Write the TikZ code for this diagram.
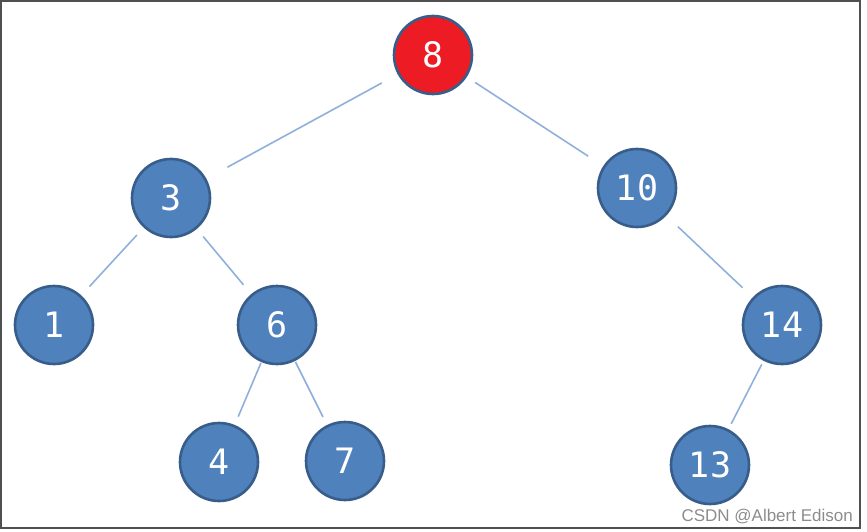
\documentclass[tikz,border=0pt]{standalone}
\usepackage{fontspec}
\newfontfamily\numfont{DejaVu Sans Mono}
\newfontfamily\wmfont{Liberation Sans}
\definecolor{nodefill}{HTML}{4F81BD}
\definecolor{nodeline}{HTML}{385D8A}
\definecolor{rootfill}{HTML}{ED1C24}
\definecolor{edgecol}{HTML}{8FB0DA}
\definecolor{framecol}{HTML}{505050}
\definecolor{wmcol}{HTML}{8C8C8C}
\tikzset{
  tnode/.style={circle, minimum size=78pt, inner sep=0pt, fill=nodefill, draw=nodeline, line width=2.6pt, text=white, font=\numfont\fontsize{35}{35}\selectfont},
  rootnode/.style={tnode, fill=rootfill},
  tedge/.style={draw=edgecol, line width=1.6pt, shorten >=12pt, shorten <=12pt},
}
\begin{document}
\begin{tikzpicture}[x=1pt,y=-1pt]
\useasboundingbox (0,0) rectangle (867,532);
\draw[framecol, line width=1.6pt] (0.8,0.8) rectangle (860,528);
\node[rootnode] (n8) at (433,55) {8};
\node[tnode] (n3) at (171,198) {3};
\node[tnode] (n10) at (637,188) {10};
\node[tnode] (n1) at (54,325) {1};
\node[tnode] (n6) at (277,325) {6};
\node[tnode] (n14) at (782,325) {14};
\node[tnode] (n4) at (219,462) {4};
\node[tnode] (n7) at (345,461) {7};
\node[tnode] (n13) at (710,465) {13};
\draw[tedge, shorten <=18pt, shorten >=24pt] (n8) -- (n3);
\draw[tedge, shorten <=10pt, shorten >=18pt] (n8) -- (n10);
\draw[tedge, shorten <=10pt, shorten >=12pt] (n3) -- (n1);
\draw[tedge, shorten <=10pt, shorten >=12pt] (n3) -- (n6);
\draw[tedge, shorten <=1pt, shorten >=9pt] (n6) -- (n4);
\draw[tedge, shorten <=1pt, shorten >=9pt] (n6) -- (n7);
\draw[tedge, shorten <=16pt, shorten >=14pt] (n10) -- (n14);
\draw[tedge, shorten <=4pt, shorten >=6pt] (n14) -- (n13);
\node[anchor=base east, text=wmcol, font=\wmfont\fontsize{17}{17}\selectfont, inner sep=0pt] (wm) at (853,521) {CSDN @Albert Edison};
\end{tikzpicture}
\end{document}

..............................

### What is expected
Restate the data above word for word. Skip every picture.

### Correct answer
Write the TikZ code for this diagram.
\documentclass[tikz,border=0pt]{standalone}
\usepackage{fontspec}
\newfontfamily\numfont{DejaVu Sans Mono}
\newfontfamily\wmfont{Liberation Sans}
\definecolor{nodefill}{HTML}{4F81BD}
\definecolor{nodeline}{HTML}{385D8A}
\definecolor{rootfill}{HTML}{ED1C24}
\definecolor{edgecol}{HTML}{8FB0DA}
\definecolor{framecol}{HTML}{505050}
\definecolor{wmcol}{HTML}{8C8C8C}
\tikzset{
  tnode/.style={circle, minimum size=78pt, inner sep=0pt, fill=nodefill, draw=nodeline, line width=2.6pt, text=white, font=\numfont\fontsize{35}{35}\selectfont},
  rootnode/.style={tnode, fill=rootfill},
  tedge/.style={draw=edgecol, line width=1.6pt, shorten >=12pt, shorten <=12pt},
}
\begin{document}
\begin{tikzpicture}[x=1pt,y=-1pt]
\useasboundingbox (0,0) rectangle (867,532);
\draw[framecol, line width=1.6pt] (0.8,0.8) rectangle (860,528);
\node[rootnode] (n8) at (433,55) {8};
\node[tnode] (n3) at (171,198) {3};
\node[tnode] (n10) at (637,188) {10};
\node[tnode] (n1) at (54,325) {1};
\node[tnode] (n6) at (277,325) {6};
\node[tnode] (n14) at (782,325) {14};
\node[tnode] (n4) at (219,462) {4};
\node[tnode] (n7) at (345,461) {7};
\node[tnode] (n13) at (710,465) {13};
\draw[tedge, shorten <=18pt, shorten >=24pt] (n8) -- (n3);
\draw[tedge, shorten <=10pt, shorten >=18pt] (n8) -- (n10);
\draw[tedge, shorten <=10pt, shorten >=12pt] (n3) -- (n1);
\draw[tedge, shorten <=10pt, shorten >=12pt] (n3) -- (n6);
\draw[tedge, shorten <=1pt, shorten >=9pt] (n6) -- (n4);
\draw[tedge, shorten <=1pt, shorten >=9pt] (n6) -- (n7);
\draw[tedge, shorten <=16pt, shorten >=14pt] (n10) -- (n14);
\draw[tedge, shorten <=4pt, shorten >=6pt] (n14) -- (n13);
\node[anchor=base east, text=wmcol, font=\wmfont\fontsize{17}{17}\selectfont, inner sep=0pt] (wm) at (853,521) {CSDN @Albert Edison};
\end{tikzpicture}
\end{document}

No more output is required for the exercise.